Exercise: Restate, exactly and without pictures, the lines from the start of the listing below through the line holding "por: Departamento de".

[begin Data shown]

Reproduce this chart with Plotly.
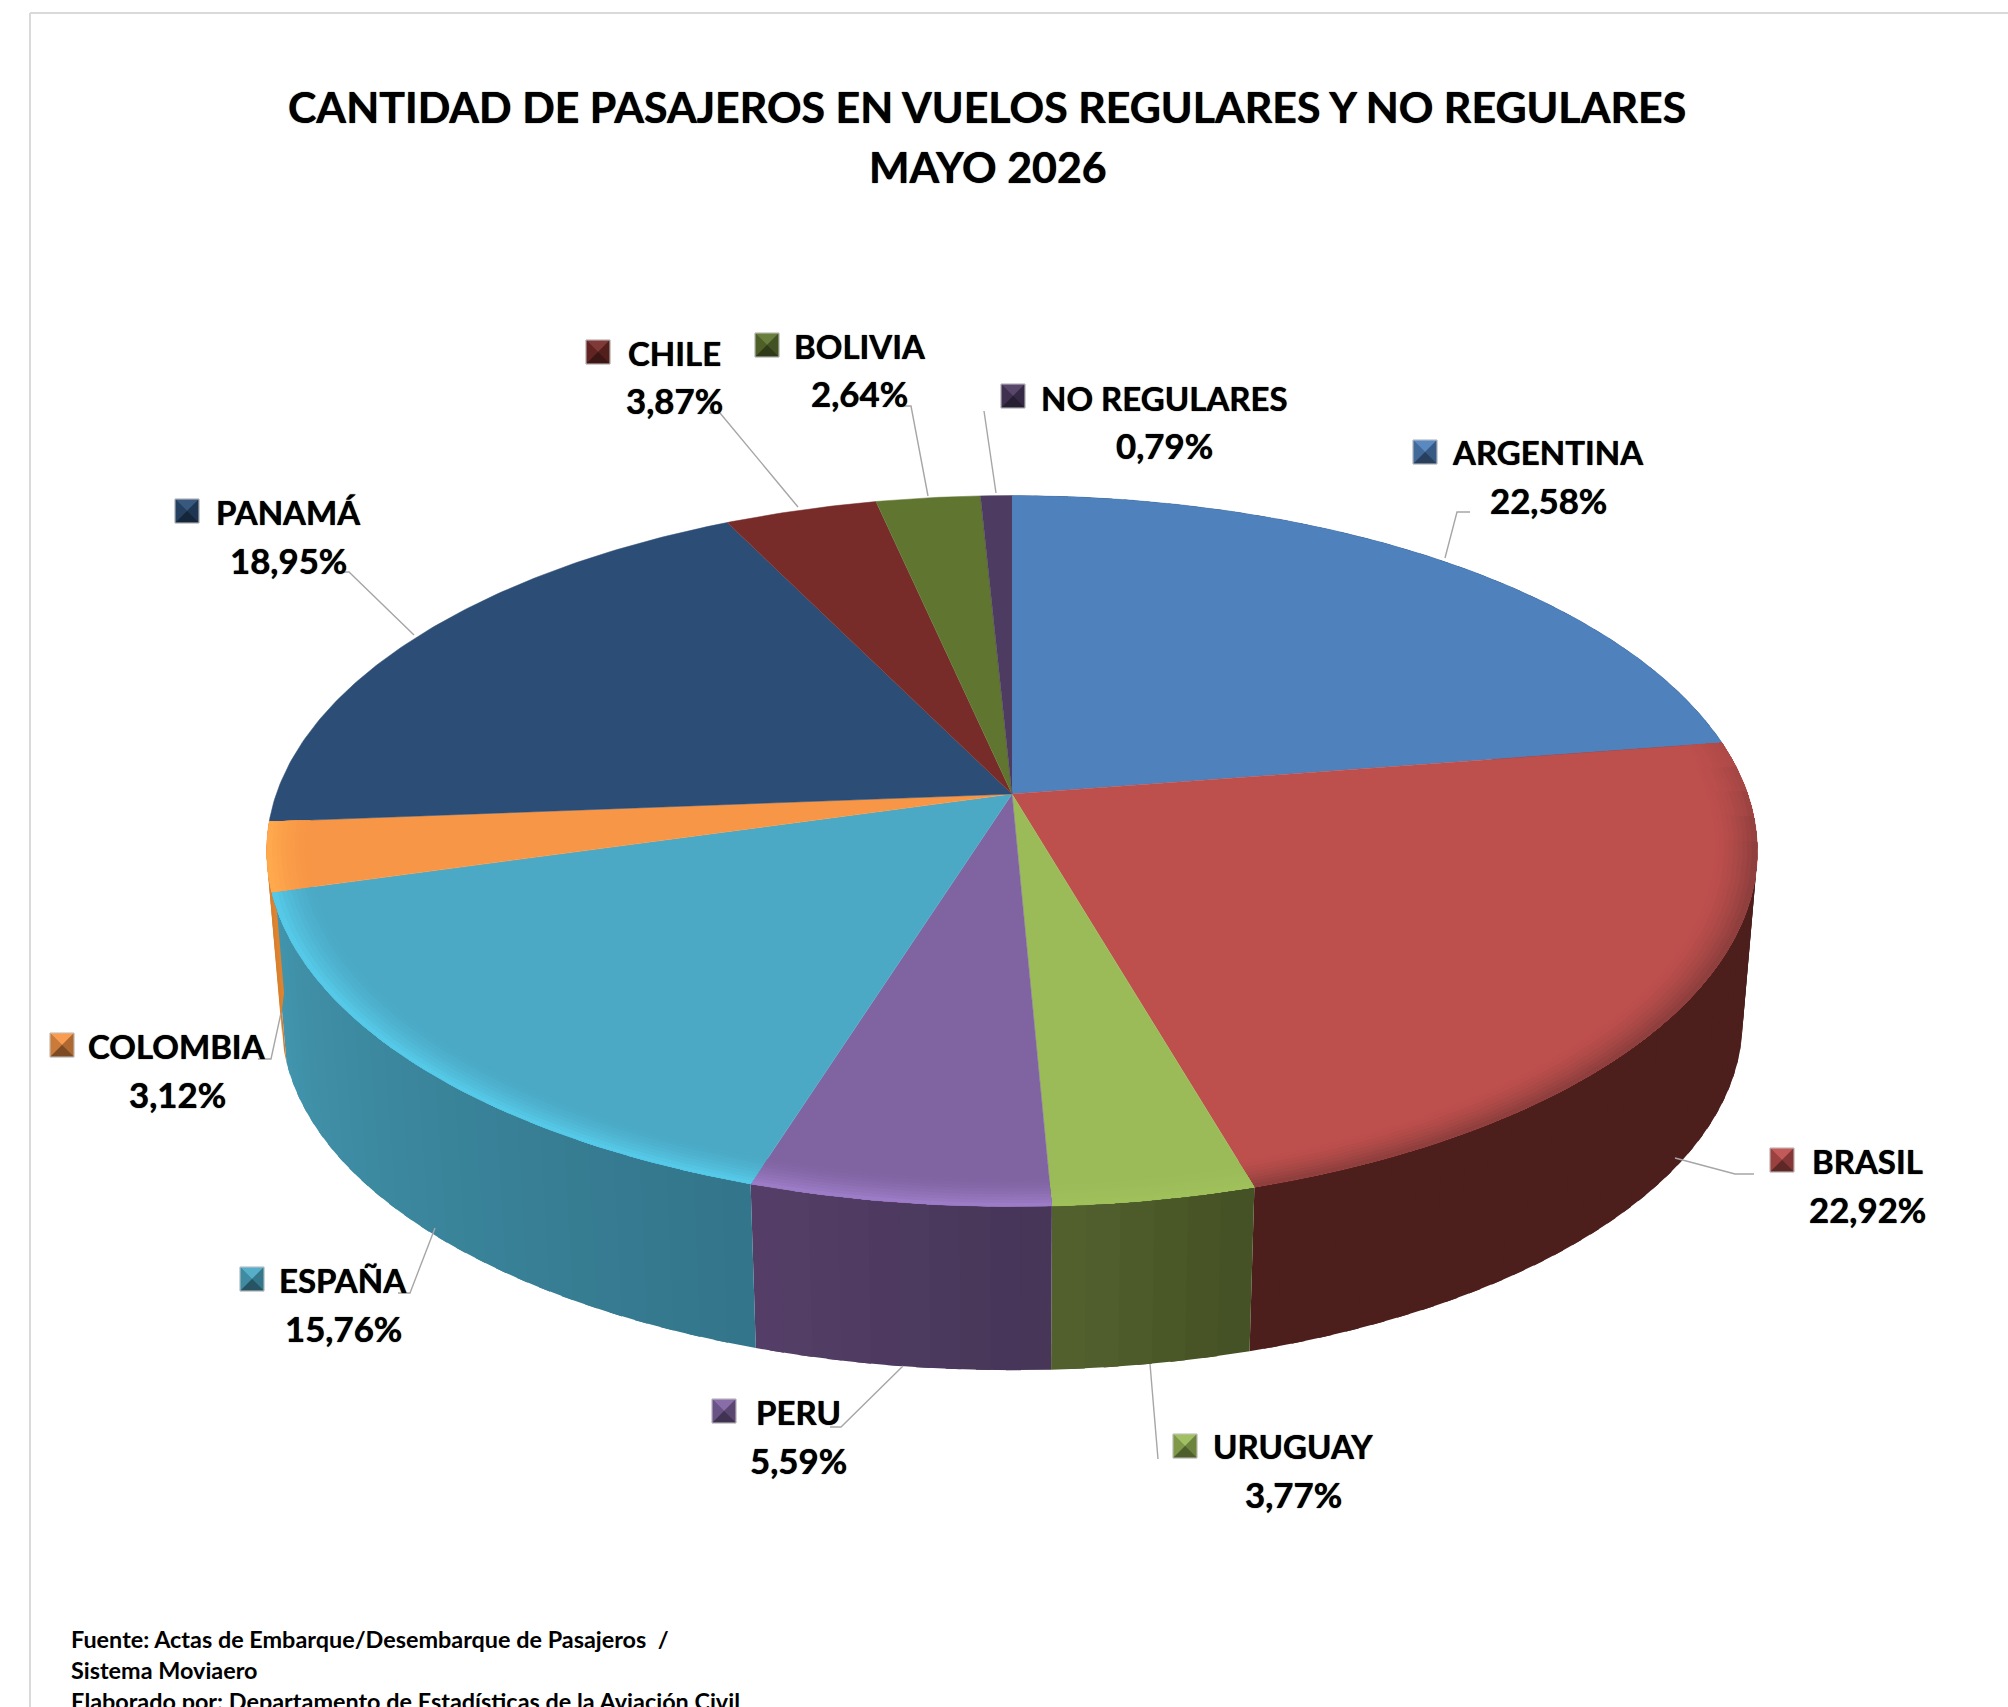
import math
import plotly.graph_objects as go

# ---- data ----
categories = ["ARGENTINA", "BRASIL", "URUGUAY", "PERU", "ESPAÑA", "COLOMBIA", "PANAMÁ", "CHILE", "BOLIVIA", "NO REGULARES"]
shares = [22.58, 22.92, 3.77, 5.59, 15.76, 3.12, 18.95, 3.87, 2.64, 0.79]
share_labels = ["22,58%", "22,92%", "3,77%", "5,59%", "15,76%", "3,12%", "18,95%", "3,87%", "2,64%", "0,79%"]
title_lines = ["CANTIDAD DE PASAJEROS EN VUELOS REGULARES Y NO REGULARES", "MAYO 2026"]
footer_lines = ["Fuente: Actas de Embarque/Desembarque de Pasajeros  /", "Sistema Moviaero",
                "Elaborado por: Departamento de Estadísticas de la Aviación Civil"]

# ---- styles ----
top_colors = ["#4f81bd", "#bd4f4d", "#9bbb59", "#8064a2", "#4ba9c5", "#f79646", "#2c4d75", "#772c2a", "#5f7530", "#4d3b62"]
rim_colors = [None, "#8f3f3d", "#a0c05c", "#9c7cc6", "#55c9e7", "#ffa94d", None, None, None, None]
side_start = ["#2c4a6c", "#4d1f1c", "#445024", "#463557", "#33758a", "#d07a2c", None, None, None, None]
side_end = ["#2c4a6c", "#4d1f1c", "#53622e", "#553f68", "#4296ae", "#e0842f", None, None, None, None]

# ---- page layout (pixels) ----
CX, CY = 1012.0, 794.0
A, B, K = 735.7, 346.3, 0.1604
DEPTH, BOTTOM_SCALE = 172.0, 0.98
FONT = "Lato"
NAME_SIZE = 33
PCT_SIZE = 34.8
TITLE_SIZE = 42.9
FOOT_SIZE = 23.4
TEXT = "#000000"
LEADER = "#a6a6a6"

name_pos = [(1548, 452), (1867, 1161), (1293, 1446), (798, 1412), (343, 1280), (177, 1046), (288, 512), (674, 353), (860, 346), (1164, 398)]
pct_pos = [(1548, 500), (1867, 1209), (1293, 1494), (798, 1460), (343, 1328), (177, 1094), (288, 560), (674, 400), (859, 393), (1164, 445)]
key_pos = [(1425, 452), (1782, 1160), (1185, 1446), (724, 1411), (252, 1279), (62, 1045), (187, 511), (598, 352), (767, 345), (1013, 396)]
KEY_HALF = 12
leaders = [
    [(1470, 512), (1457, 512), (1445, 558)],
    [(1754, 1174), (1735, 1174), (1675, 1158)],
    [(1150, 1364), (1158, 1459)],
    [(903, 1366), (841, 1427), (830, 1427)],
    [(398, 1293), (410, 1293), (435, 1228)],
    [(258, 1059), (271, 1059), (281, 1013)],
    [(337, 572), (349, 572), (414, 635)],
    [(709, 413), (720, 413), (798, 507)],
    [(898, 406), (911, 406), (928, 496)],
    [(984, 411), (996, 493)],
]


def rgb(h):
    return tuple(int(h[i:i + 2], 16) for i in (1, 3, 5))


def mix(c1, c2, t):
    a, b = rgb(c1), rgb(c2)
    return "#%02x%02x%02x" % tuple(round(a[i] + (b[i] - a[i]) * t) for i in range(3))


def project(deg, r=1.0, lower=False):
    a = math.radians(deg)
    X, Y = r * math.sin(a), r * math.cos(a)
    w = 1 + K * Y
    s = BOTTOM_SCALE if lower else 1.0
    return CX + s * A * X / w, CY + (DEPTH if lower else 0) - s * B * Y / w


def arc(a0, a1, r=1.0, lower=False, step=0.6):
    n = max(2, int(abs(a1 - a0) / step) + 1)
    return [project(a0 + (a1 - a0) * i / (n - 1), r, lower) for i in range(n)]


fig = go.Figure()


def poly(pts, color, lw=0.0):
    fig.add_trace(go.Scatter(x=[p[0] for p in pts], y=[p[1] for p in pts], mode="lines",
                             fill="toself", fillcolor=color, line=dict(color=color, width=lw),
                             hoverinfo="skip", showlegend=False))


total = sum(shares)
edges = [0.0]
for v in shares:
    edges.append(edges[-1] + v / total * 360)

# side wall: each strip runs under the next one so no seams show
for i, v in enumerate(shares):
    if side_start[i] is None:
        continue
    a0, a1 = edges[i], edges[i + 1]
    n = max(1, int((a1 - a0) / 2.0))
    for j in range(n):
        b0 = a0 + (a1 - a0) * j / n
        b1 = a0 + (a1 - a0) * (j + 1) / n + (1.0 if j < n - 1 else 0.0)
        pts = arc(b0, b1) + arc(b1, b0, lower=True)
        poly(pts, mix(side_start[i], side_end[i], (j + 0.5) / n))

# top surface
for i, v in enumerate(shares):
    poly([(CX, CY)] + arc(edges[i], edges[i + 1]), top_colors[i], 0.5)

# bevel close to the rim
bands = [(0.945 + 0.006 * m, 1.0, ((m + 1) / 9) ** 1.6) for m in range(9)]
for i, v in enumerate(shares):
    if rim_colors[i] is None:
        continue
    a0, a1 = edges[i], edges[i + 1]
    n = max(1, int((a1 - a0) / 4.0))
    for r0, r1, t in bands:
        for j in range(n):
            b0 = a0 + (a1 - a0) * j / n
            b1 = a0 + (a1 - a0) * (j + 1) / n
            front = max(0.0, min(1.0, (0.25 - math.cos(math.radians((b0 + b1) / 2))) / 0.4))
            e = b1 + (1.0 if j < n - 1 else 0.0)
            poly(arc(b0, e, r1) + arc(e, b0, r0), mix(top_colors[i], rim_colors[i], t * front))

# leader lines
for pts in leaders:
    fig.add_trace(go.Scatter(x=[p[0] for p in pts], y=[p[1] for p in pts], mode="lines",
                             line=dict(color=LEADER, width=1.4), hoverinfo="skip", showlegend=False))

# legend keys (small pyramids)
for i, (kx, ky) in enumerate(key_pos):
    h = KEY_HALF
    c = top_colors[i]
    tl, tr, bl, br, m = (kx - h, ky - h), (kx + h, ky - h), (kx - h, ky + h), (kx + h, ky + h), (kx, ky)
    poly([tl, tr, br, bl], mix(c, "#000000", 0.25))
    poly([tl, tr, m], mix(c, "#ffffff", 0.06), 0.4)
    poly([tl, bl, m], mix(c, "#000000", 0.18), 0.4)
    poly([tr, br, m], mix(c, "#000000", 0.3), 0.4)
    poly([bl, br, m], mix(c, "#000000", 0.5), 0.4)
    fig.add_shape(type="rect", x0=kx - h, x1=kx + h, y0=ky - h, y1=ky + h,
                  line=dict(color="#c4c4c4", width=1), layer="above")


def text(x, y, s, size, anchor="center", heavy="0 0 1px #000000"):
    fig.add_annotation(x=x, y=y, text=s, showarrow=False, xanchor=anchor, yanchor="middle",
                       font=dict(family=FONT, size=size, color=TEXT, weight="bold", shadow=heavy))


text(987, 106, title_lines[0], TITLE_SIZE)
text(988, 166, title_lines[1], TITLE_SIZE)
for i, name in enumerate(categories):
    text(name_pos[i][0], name_pos[i][1], name, NAME_SIZE)
    text(pct_pos[i][0], pct_pos[i][1], share_labels[i], PCT_SIZE)
for line, y in zip(footer_lines, (1639, 1670, 1701)):
    text(69, y, line, FOOT_SIZE, "left", "none")

# page frame
fig.add_shape(type="line", x0=30, x1=30, y0=13, y1=1707, line=dict(color="#d9d9d9", width=2))
fig.add_shape(type="line", x0=30, x1=2008, y0=13, y1=13, line=dict(color="#d9d9d9", width=2))

fig.update_layout(width=2008, height=1707, margin=dict(l=0, r=0, t=0, b=0),
                  paper_bgcolor="#ffffff", plot_bgcolor="#ffffff", showlegend=False, hovermode=False,
                  xaxis=dict(range=[0, 2008], visible=False, fixedrange=True),
                  yaxis=dict(range=[1707, 0], visible=False, fixedrange=True))

fig.write_html("out.html", post_script="document.body.style.margin='0';document.body.style.overflow='hidden';",
               config={"displayModeBar": False})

[end Data shown]

Solution:
Reproduce this chart with Plotly.
import math
import plotly.graph_objects as go

# ---- data ----
categories = ["ARGENTINA", "BRASIL", "URUGUAY", "PERU", "ESPAÑA", "COLOMBIA", "PANAMÁ", "CHILE", "BOLIVIA", "NO REGULARES"]
shares = [22.58, 22.92, 3.77, 5.59, 15.76, 3.12, 18.95, 3.87, 2.64, 0.79]
share_labels = ["22,58%", "22,92%", "3,77%", "5,59%", "15,76%", "3,12%", "18,95%", "3,87%", "2,64%", "0,79%"]
title_lines = ["CANTIDAD DE PASAJEROS EN VUELOS REGULARES Y NO REGULARES", "MAYO 2026"]
footer_lines = ["Fuente: Actas de Embarque/Desembarque de Pasajeros  /", "Sistema Moviaero",
                "Elaborado por: Departamento de Estadísticas de la Aviación Civil"]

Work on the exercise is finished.